2011/07/30(土)APSが貢献したものは?

 APS フィルムが姿を消しても、デジカメのフォーマット規格として引継がれている・・という意見をネット上でよく目にします。APS-C や APS-H というサイズです。
 この見方には、少し違和感を覚えます。フィルム規格の APS と直接関係はないように思うのですが・・・

 そう思うのは、一眼各社から APS(IX240)規格のレンズ交換式一眼レフが発売されたのに、その資産を継承していないことです。
 なぜ APS-C のデジカメが、PRONEA 600 や IXY-IX50、Vectis S2 ではなくて、135SLR のフォルムになったのか・・不思議に思うのは私だけではないのでは?

 フィルムカートリッジや巻取り部分のスペースは不要としても、デジタルカメラにはメディアの収納スペースのほかに、画像処理エンジンが必要です。とことんコンパクト化に拘った IX240 SLR のボディーでは、無理があったのかもしれません。

 それよりも IX240 SLR が売れなかったという事実が、トラウマになった可能性が大です。普及しなかったシステムを引継ぐより、市場シェアを獲得している 135 SLR の規格に乗ったほうが有利です。レンズの設計基準がイメージセンサーに対応していなかったのかもしれません。
 APS の登場が、デジタル化までの中継ぎや延命策と言われながら、デジタル時代への地固めとならなかったのは誤算でした。

 おっかなビックリのメーカーは、銀塩時代の資産を継承できるかのようなポーズをとり、フォーマットだけ小さくして、筐体のダウンサイジングを後回しにします。手に白い粉を塗り、子羊に「お母さんの白い手だよ」と差し出す狼みたいなもんですね。
 狭く見づらいファインダー、必要以上のミラーボックスとフランジバック。ミラーレス一眼が登場するまで、この傾向は続きます。

 そういえば、フォーサーズやマイクロフォーサーズは、ポケットフィルム(110)とほぼ同じフォーマットです。こちらを 110 サイズの継承と言わないのは、不公平なのでは? (110 ではイメージダウンか・・)

2011/07/29(金)APSフィルムのデジタル化

 FUJIFILM が APS フィルムの終了を発表したことで、現像済の APS フィルム原板を持っている人は、画像のデジタル化を考えたほうがいいと思います。
 もちろん慌てた話ではありませんが、写真店が今度プリンターを入れ替えたときに、APS カートリッジに対応しない可能性が大きいからです。
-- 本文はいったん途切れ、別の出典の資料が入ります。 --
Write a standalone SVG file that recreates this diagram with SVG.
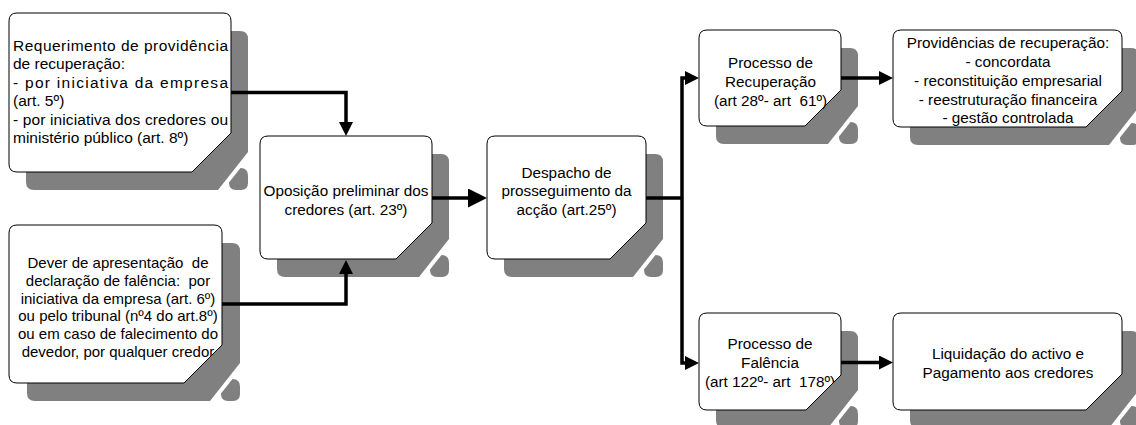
<svg xmlns="http://www.w3.org/2000/svg" width="1136" height="425" viewBox="0 0 1136 425">
<defs>
<style>
.sh{fill:#808080}
.bx{fill:#fff;stroke:#000;stroke-width:1}
.t{font-family:"Liberation Sans",Arial,sans-serif;font-size:15.3px;fill:#000}
.m{text-anchor:middle}
.cn{fill:none;stroke:#000;stroke-width:3.5;stroke-linejoin:miter}
</style>
<marker id="a" markerUnits="userSpaceOnUse" markerWidth="14" markerHeight="14" viewBox="0 0 14 14" refX="1" refY="7" orient="auto"><path d="M0,0 L14,7 L0,14 Z" fill="#000"/></marker>
<marker id="b" markerUnits="userSpaceOnUse" markerWidth="19" markerHeight="19" viewBox="0 0 19 19" refX="1" refY="9.5" orient="auto"><path d="M0,0 L19,9.5 L0,19 Z" fill="#000"/></marker>
<clipPath id="k2"><path d="M8,0 H205 Q213,0 213,8 V120 L175,158 H8 Q0,158 0,150 V8 Q0,0 8,0 Z"/></clipPath>
<clipPath id="k7"><path d="M8,0 H134 Q142,0 142,8 V62 L107,97 H8 Q0,97 0,89 V8 Q0,0 8,0 Z"/></clipPath>
</defs>

<g id="n1" transform="translate(9,13)">
<g transform="translate(17,18)">
<path class="sh" d="M8,0 H214 Q222,0 222,8 V121 L192,159 H8 Q0,159 0,151 V8 Q0,0 8,0 Z"/>
<path class="sh" d="M203,151.5 L214.5,137 Q222,137 222,144.5 V152 Q222,159 215,159 H210 Q203,159 203,152 Z"/>
</g>
<path class="bx" d="M8,0 H214 Q222,0 222,8 V120 L183,159 H8 Q0,159 0,151 V8 Q0,0 8,0 Z"/>
<g class="t" style="font-size:15.5px">
<text x="4" y="38" textLength="215" lengthAdjust="spacing">Requerimento de providência</text>
<text x="4" y="56">de recuperação:</text>
<text x="4" y="75" textLength="215" lengthAdjust="spacing">- por iniciativa  da empresa</text>
<text x="4" y="93">(art. 5º)</text>
<text x="4" y="112" textLength="215" lengthAdjust="spacing">- por iniciativa dos credores ou</text>
<text x="4" y="130">ministério público (art. 8º)</text>
</g>
</g>

<g id="n2" transform="translate(9,225)">
<g transform="translate(18,18)">
<path class="sh" d="M8,0 H205 Q213,0 213,8 V120 L183,158 H8 Q0,158 0,150 V8 Q0,0 8,0 Z"/>
<path class="sh" d="M194,150.5 L205.5,136 Q213,136 213,143.5 V151 Q213,158 206,158 H201 Q194,158 194,151 Z"/>
</g>
<path class="bx" d="M8,0 H205 Q213,0 213,8 V120 L175,158 H8 Q0,158 0,150 V8 Q0,0 8,0 Z"/>
<g class="t m" style="font-size:15px" clip-path="url(#k2)">
<text x="109" y="43" xml:space="preserve">Dever de apresentação  de</text>
<text x="109" y="60.8" xml:space="preserve">declaração de falência:  por</text>
<text x="109" y="78.6">iniciativa da empresa (art. 6º)</text>
<text x="109" y="96.4">ou pelo tribunal (nº4 do art.8º)</text>
<text x="109" y="114.2">ou em caso de falecimento do</text>
<text x="109" y="132">devedor, por qualquer credor</text>
</g>
</g>

<g id="n3" transform="translate(260,136)">
<g transform="translate(17,18)">
<path class="sh" d="M8,0 H164 Q172,0 172,8 V85 L142,123 H8 Q0,123 0,115 V8 Q0,0 8,0 Z"/>
<path class="sh" d="M153,115.5 L164.5,101 Q172,101 172,108.5 V116 Q172,123 165,123 H160 Q153,123 153,116 Z"/>
</g>
<path class="bx" d="M8,0 H164 Q172,0 172,8 V87 L136,123 H8 Q0,123 0,115 V8 Q0,0 8,0 Z"/>
<g class="t m">
<text x="86" y="59.5">Oposição preliminar dos</text>
<text x="86" y="78.5">credores (art. 23º)</text>
</g>
</g>

<g id="n4" transform="translate(487,136)">
<g transform="translate(17,18)">
<path class="sh" d="M8,0 H151 Q159,0 159,8 V85 L129,123 H8 Q0,123 0,115 V8 Q0,0 8,0 Z"/>
<path class="sh" d="M140,115.5 L151.5,101 Q159,101 159,108.5 V116 Q159,123 152,123 H147 Q140,123 140,116 Z"/>
</g>
<path class="bx" d="M8,0 H151 Q159,0 159,8 V87 L123,123 H8 Q0,123 0,115 V8 Q0,0 8,0 Z"/>
<g class="t m">
<text x="79.5" y="41.5">Despacho de</text>
<text x="79.5" y="60">prosseguimento da</text>
<text x="79.5" y="78.5">acção (art.25º)</text>
</g>
</g>

<g id="n5" transform="translate(699,30)">
<g transform="translate(17,18)">
<path class="sh" d="M8,0 H134 Q142,0 142,8 V58 L112,96 H8 Q0,96 0,88 V8 Q0,0 8,0 Z"/>
<path class="sh" d="M123,88.5 L134.5,74 Q142,74 142,81.5 V89 Q142,96 135,96 H130 Q123,96 123,89 Z"/>
</g>
<path class="bx" d="M8,0 H134 Q142,0 142,8 V60 L106,96 H8 Q0,96 0,88 V8 Q0,0 8,0 Z"/>
<g class="t m">
<text x="71.5" y="38">Processo de</text>
<text x="71.5" y="56.5">Recuperação</text>
<text x="71.5" y="75.5" xml:space="preserve">(art 28º- art  61º)</text>
</g>
</g>

<g id="n6" transform="translate(893,30)">
<g transform="translate(17,18)">
<path class="sh" d="M8,0 H221 Q229,0 229,8 V59 L199,97 H8 Q0,97 0,89 V8 Q0,0 8,0 Z"/>
<path class="sh" d="M210,89.5 L221.5,75 Q229,75 229,82.5 V90 Q229,97 222,97 H217 Q210,97 210,90 Z"/>
</g>
<path class="bx" d="M8,0 H221 Q229,0 229,8 V61 L193,97 H8 Q0,97 0,89 V8 Q0,0 8,0 Z"/>
<g class="t m">
<text x="115" y="18">Providências de recuperação:</text>
<text x="115" y="37">- concordata</text>
<text x="115" y="55.5">- reconstituição empresarial</text>
<text x="115" y="74.5">- reestruturação financeira</text>
<text x="115" y="93">- gestão controlada</text>
</g>
</g>

<g id="n7" transform="translate(699,313)">
<g transform="translate(17,18)">
<path class="sh" d="M8,0 H134 Q142,0 142,8 V59 L112,97 H8 Q0,97 0,89 V8 Q0,0 8,0 Z"/>
<path class="sh" d="M123,89.5 L134.5,75 Q142,75 142,82.5 V90 Q142,97 135,97 H130 Q123,97 123,90 Z"/>
</g>
<path class="bx" d="M8,0 H134 Q142,0 142,8 V62 L107,97 H8 Q0,97 0,89 V8 Q0,0 8,0 Z"/>
<g class="t m" clip-path="url(#k7)">
<text x="71" y="35.5">Processo de</text>
<text x="71" y="54.5">Falência</text>
<text x="71" y="74" xml:space="preserve">(art 122º- art  178º)</text>
</g>
</g>

<g id="n8" transform="translate(893,313)">
<g transform="translate(17,18)">
<path class="sh" d="M8,0 H221 Q229,0 229,8 V59 L199,97 H8 Q0,97 0,89 V8 Q0,0 8,0 Z"/>
<path class="sh" d="M210,89.5 L221.5,75 Q229,75 229,82.5 V90 Q229,97 222,97 H217 Q210,97 210,90 Z"/>
</g>
<path class="bx" d="M8,0 H221 Q229,0 229,8 V61 L193,97 H8 Q0,97 0,89 V8 Q0,0 8,0 Z"/>
<g class="t m">
<text x="115" y="45.5">Liquidação do activo e</text>
<text x="115" y="65">Pagamento aos credores</text>
</g>
</g>

<g id="connectors">
<path class="cn" d="M231,92.5 H346 V123" marker-end="url(#a)"/>
<path class="cn" d="M222,304 H346 V273" marker-end="url(#a)"/>
<path class="cn" d="M432,198 H469" marker-end="url(#b)"/>
<path class="cn" d="M646,198 H682"/>
<path class="cn" d="M682,198 V78 H686" marker-end="url(#a)"/>
<path class="cn" d="M682,198 V363 H686" marker-end="url(#a)"/>
<path class="cn" d="M841,78 H880" marker-end="url(#a)"/>
<path class="cn" d="M841,362.5 H880" marker-end="url(#a)"/>
</g>
</svg>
今なら APS から CD-R に焼いてくれます。

 個人的には、撮影済の APS フィルムはほとんどありません。唯一、沖縄に旅行したときに Vectis S2 で撮った写真があるくらいです。
 ミノルタにいた知り合いに頼んで、デモ機を貸してもらいました。どのくらい写るか試してみたかったからです。撮影が目的の旅行ではなかったので、ネガで撮りました。フィルム自体は見えないから、露光がオーバーなのかアンダーなのか、プリント結果で判断するしかないのが面白くないですね。

 一応、すべてハイビジョンサイズでプリントしたのですが、同行した人にあげたりしたので、アルバムは歯抜けの状態です。焼き増しもせずそのままになっています。
 ところで、あのコロコロしたカートリッジは、どこへ行ったんでしょうね。何本かあったから、カートリッジケースに入れた記憶があるものの、そのケースが見当たりません。

 引出しの中で APS フィルムがゴロゴロしている場合は、カートリッジの底面を見て、4番の四角い窓が白になっていれば現像済です。3番の×印なら撮影済で未現像、2番の半円形は途中まで撮影、1番の丸印が白なら未使用です。
 中央の軸にドライバーを突っ込んで回せば、簡単に変えられますが・・・

 135 の場合は、いざとなればコニミノのフィルムスキャナーがあるし、透過原稿が読めるフラットベッド式でデジタル化することも可能です。ところが APS は、対応機がないとお手上げです。
 システムが崩壊してしまったら何ともならない規格は、困りものですね。